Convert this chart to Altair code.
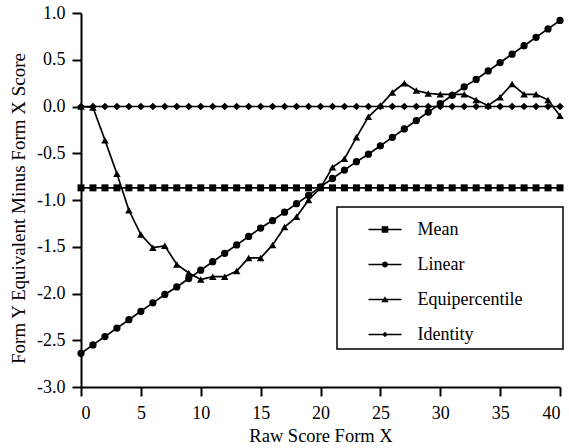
import altair as alt
import pandas as pd

# Raw score points on Form X
raw_score = list(range(41))

series_names = ["Mean", "Linear", "Equipercentile", "Identity"]

# Form Y equivalent minus Form X score, per equating method
mean_diff = [-0.87] * 41
linear_diff = [
    -2.64, -2.55, -2.46, -2.37, -2.28, -2.19, -2.10, -2.01, -1.93, -1.84,
    -1.75, -1.66, -1.57, -1.48, -1.39, -1.30, -1.22, -1.13, -1.04, -0.95,
    -0.86, -0.77, -0.68, -0.59, -0.51, -0.42, -0.33, -0.24, -0.15, -0.06,
    0.03, 0.12, 0.21, 0.29, 0.38, 0.47, 0.56, 0.65, 0.74, 0.83,
    0.92,
]
equi_diff = [
    0.00, -0.01, -0.36, -0.72, -1.11, -1.37, -1.51, -1.49, -1.69, -1.78,
    -1.85, -1.82, -1.82, -1.76, -1.62, -1.62, -1.48, -1.29, -1.18, -1.00,
    -0.87, -0.65, -0.56, -0.33, -0.11, 0.01, 0.15, 0.25, 0.17, 0.14,
    0.13, 0.13, 0.13, 0.07, 0.01, 0.10, 0.24, 0.13, 0.13, 0.07,
    -0.10,
]
identity_diff = [0.0] * 41

rows = []
for name, vals in zip(series_names, [mean_diff, linear_diff, equi_diff, identity_diff]):
    for x, v in zip(raw_score, vals):
        rows.append({"score": x, "diff": v, "method": name})
df = pd.DataFrame(rows)

FONT = "Liberation Serif, Times New Roman, serif"

x_enc = alt.X(
    "score:Q",
    scale=alt.Scale(domain=[0, 40], nice=False),
    axis=alt.Axis(values=[0, 5, 10, 15, 20, 25, 30, 35, 40], format="d",
                  title="Raw Score Form X", titlePadding=4, labelPadding=8,
                  titleFontSize=18.5),
)
y_enc = alt.Y(
    "diff:Q",
    scale=alt.Scale(domain=[-3, 1], nice=False),
    axis=alt.Axis(
        values=[-3, -2.5, -2, -1.5, -1, -0.5, 0, 0.5, 1],
        labelExpr="(datum.value < 0 ? '-' : '') + format(abs(datum.value), '.1f')",
        title="Form Y Equivalent Minus Form X Score",
        titlePadding=8,
        labelPadding=7,
        titleFontSize=19,
        titleY=195,
    ),
)

lines = alt.Chart(df).mark_line(color="black", strokeWidth=1.7).encode(
    x=x_enc, y=y_enc, detail="method:N"
)

# Plot markers: square, circle, triangle, diamond
marker_shapes = ["square", "circle", "triangle-up", "diamond"]
points = alt.Chart(df).mark_point(filled=True, color="black", opacity=1).encode(
    x="score:Q",
    y="diff:Q",
    shape=alt.Shape("method:N", scale=alt.Scale(domain=series_names, range=marker_shapes), legend=None),
    size=alt.Size("method:N", scale=alt.Scale(domain=series_names, range=[49, 60, 60, 50]), legend=None),
)

# Legend glyphs: a thin filled bar (the line) with the method's marker in the middle
line_part = "M-1,-0.045L1,-0.045L1,0.045L-1,0.045Z"
legend_shapes = [
    line_part + "M-0.2,-0.2L0.2,-0.2L0.2,0.2L-0.2,0.2Z M10.3,0",
    line_part + "M-0.18,0A0.18,0.18 0 1 1 0.18,0A0.18,0.18 0 1 1 -0.18,0Z M10.3,0",
    line_part + "M0,-0.2L0.22,0.16L-0.22,0.16Z M10.3,0",
    line_part + "M0,-0.17L0.17,0L0,0.17L-0.17,0Z M10.3,0",
]
legend_layer = (
    alt.Chart(df)
    .transform_filter("datum.score < 0")
    .mark_point(filled=True, color="black", opacity=1)
    .encode(
        x="score:Q",
        y="diff:Q",
        shape=alt.Shape(
            "method:N",
            scale=alt.Scale(domain=series_names, range=legend_shapes),
            legend=alt.Legend(
                title=None,
                orient="none",
                legendX=256,
                legendY=194,
                symbolSize=1089,
                symbolOffset=25.5,
                labelOffset=15,
                padding=5,
                rowPadding=8,
                strokeColor="black",
                labelFont=FONT,
                labelFontSize=18,
                labelColor="black",
                symbolFillColor="black",
                symbolOpacity=1,
            ),
        ),
    )
)

chart = (
    alt.layer(lines, points, legend_layer)
    .resolve_scale(shape="independent", size="independent")
    .properties(
        width=479,
        height=374,
        autosize=alt.AutoSizeParams(type="none"),
        padding={"left": 81, "top": 13, "right": 9, "bottom": 61},
    )
    .configure_view(stroke=None)
    .configure_axis(
        grid=False,
        domainColor="black",
        domainWidth=2,
        tickColor="black",
        tickWidth=2,
        tickSize=9,
        labelFont=FONT,
        labelFontSize=18,
        labelColor="black",
        titleFont=FONT,
        titleFontWeight="normal",
        titleColor="black",
    )
    .configure_axisY(labelAlign="right")
    .configure_legend(strokeWidth=1.5)
)

chart.save("out.html", embed_options={"renderer": "svg", "actions": False})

GIVEN TASK
Extract, word for word, each line from the top of the data down to and including the line with "Serif, Times New"; skip the pictures.

ANSWER FOR THIS EXERCISE
Convert this chart to Altair code.
import altair as alt
import pandas as pd

# Raw score points on Form X
raw_score = list(range(41))

series_names = ["Mean", "Linear", "Equipercentile", "Identity"]

# Form Y equivalent minus Form X score, per equating method
mean_diff = [-0.87] * 41
linear_diff = [
    -2.64, -2.55, -2.46, -2.37, -2.28, -2.19, -2.10, -2.01, -1.93, -1.84,
    -1.75, -1.66, -1.57, -1.48, -1.39, -1.30, -1.22, -1.13, -1.04, -0.95,
    -0.86, -0.77, -0.68, -0.59, -0.51, -0.42, -0.33, -0.24, -0.15, -0.06,
    0.03, 0.12, 0.21, 0.29, 0.38, 0.47, 0.56, 0.65, 0.74, 0.83,
    0.92,
]
equi_diff = [
    0.00, -0.01, -0.36, -0.72, -1.11, -1.37, -1.51, -1.49, -1.69, -1.78,
    -1.85, -1.82, -1.82, -1.76, -1.62, -1.62, -1.48, -1.29, -1.18, -1.00,
    -0.87, -0.65, -0.56, -0.33, -0.11, 0.01, 0.15, 0.25, 0.17, 0.14,
    0.13, 0.13, 0.13, 0.07, 0.01, 0.10, 0.24, 0.13, 0.13, 0.07,
    -0.10,
]
identity_diff = [0.0] * 41

rows = []
for name, vals in zip(series_names, [mean_diff, linear_diff, equi_diff, identity_diff]):
    for x, v in zip(raw_score, vals):
        rows.append({"score": x, "diff": v, "method": name})
df = pd.DataFrame(rows)

FONT = "Liberation Serif, Times New Roman, serif"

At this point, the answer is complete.